I’m new to 3d printing and currently looking for ways to improve the thickness of objects printed in spiral vase mode. I’m currently using the standard 0.4 nozzle.
Which settings in Bambu Studio should I have a look at?
Would a larger nozzle be helpful?
Can someone please give some hints and suggestions. thank you.
You can increase the line width setting for outer wall. There doesn’t seem to be a limit on what you can set, but, the slicer won’t generate walls thicker than 0.9mm with that limit probably derived from a 0.4mm nozzle size.
Pushing line width limits isn’t going to produce the nicest prints the lines bulge out and up and if the model has tight corners the nozzle might hit the bulging part of the previous layer.
Make sure you have a sensible volumetric flow rate limit in the filament profile because wide lines make it easy to hit.
Of course a bigger nozzle will let you increase line width without pushing limits as far.

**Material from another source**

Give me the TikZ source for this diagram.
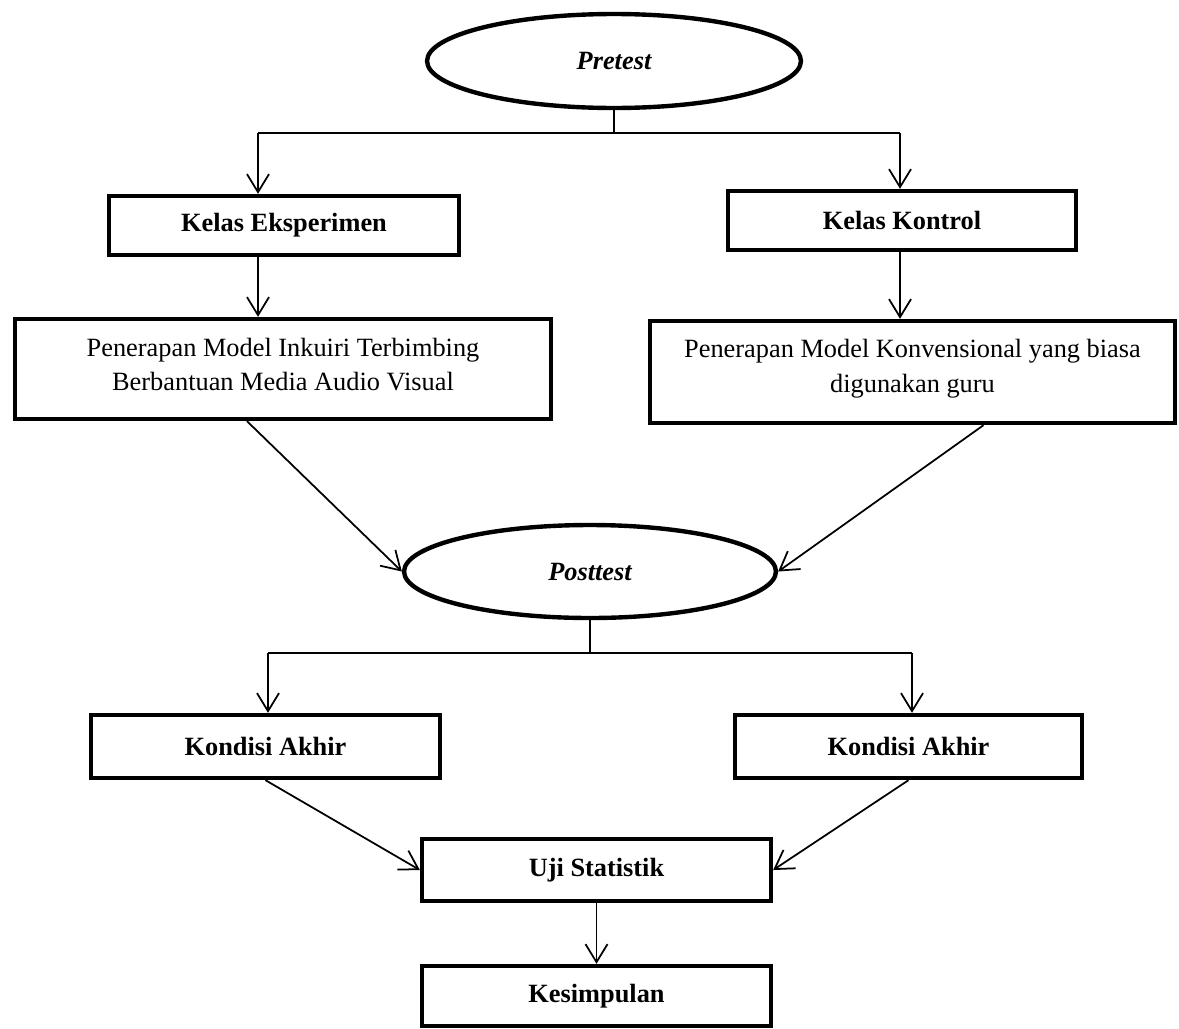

edit: Forgot to mention. If your model is small it takes little time to print a spiral layer and the “slow print down for better layer cooling” and layer times in the filament profile can really cut down the print speed, that said, some slowdown is likely required.
It will complain and not slice with some ridiculous values while it seems silently ignoring some others. Most of the settings have mouse over help text and some link to wiki pages.
Yes, either a bigger nozzle and/or increasing the “outer wall” thickness will do. Not sure at which point Bambu Studio will start to complain (if it does), but on other printers I successfully generated wall thicknesses twice the nominal nozzle diameter. E.g. 0.8 mm on a 0.4 mm nozzle. Just play around a bit where the sweet spot will be for you. Maxbe you want to load a cylinder into the slicer to do some first tests or so…
Thank you guys for you feedback and help. I’m now using a 0.6 nozzle and the stability in vase mode is much better now. I’ll further try to increase wall thickness via settings.
It’s a bit disappointing that BL Studio currently provides only one preset for 0.6 nozzles. As a noob I’m not feeling coinfident to tweak these settings all by myself.
Yes, and the standard profile isn’t optimal. Speed, layer… you should modify that in first and after you can ser other layer.
You can see that when you slice with 0.4 and 0.6 nozzle … 0.4 is faster than 0.6 and they are not sense (I have printers since 2015, it’s not a physical constraint.
At the moment, I optimized the 0.8 profile and do other layer preset. When I’m on the 0.6 I could share with you my preset to compare.
Also, you can observe that the presets are very low with standard (generic) filament. Ok, Bamlbu Lab Pla is good but generic PLA isn’t all so bad that bambu lab generic preset.
By exemple see volumetric filament preset on generic PLA.
And you must set temperature setting with others filament, because 220 can be too high and with a big nozzle the oozing or the dirty prints are more frequent with bad setting.
Thank you Ortesse for your feedback. Would be great if you can share your tweaked presets for 0.8 and 0.6 when you have any. I also opened a support ticket and hope Bambu Labs will provide better presets in a new version of Studio.
Dear all
I’m not an absoltuly beginner but there was an almost 2 years break with 3D printing.
I have sold all my old school “cheapy” printers like Creality and spend a lot of money for the new X1 carbon.
As in the past with the pruca slicer, it works also with the X1. Overextrusion to get bigger walls works perfecliy fine with this printer. As a dump I have just set all the values to 0.8 with a 0.4 nozzle and it works, what a luck. This printer has a lot of self control “good settings KI”. As usual set the heatbead with PLA to 50° and encrease the minimal temperature of PLA 15-20° higher then usual. I’m using a PLA with the defaults of 195-230 to 220 as minimum. Whit such values the PLA must be extremly smelted and hot and have a good flow. Just try with a a simple vase from xy. For me it works.
regards
Several people have requested “vase mode” versions of my collapsible saber blades (for easier printing on older printers I guess). So I have been playing around with this.
The biggest problem (as stated with this thread) is wall width. My blades are designed to work with a 1mm thickness, but in vase mode I cannot get that type of width (at least in my limit experimentations). So I decided to alter the design a little. I placed a groove, 0.4mm wide and 0.6mm deep, at about 2mm intervals around my blades.
This causes the vase mode to go in and out as it is laying the walls, resulting in about a 1mm thickness (using a 0.4 nozzle). This has added strength to blade section and has increased light transmission (use “transparent” filament).
It actually uses more filament since it creates a brim for each section and prints each one individually with this method. This method also takes over twice as long to complete since each job has to be cleared before the next one can be started. (Vase mode uses 1.81oz of filament; Print in place uses 1.80oz of filament. Vase mode takes 7h57m, not counting down time between jobs; Print in place takes 4h4m and is done in a single job.)
All that being said, I am still really liking the results! If I am making blades to use with a light, I think this method is far superior to my normal printing method. Once I have it fully tested, I will likely add this as a print profile option to my sabers.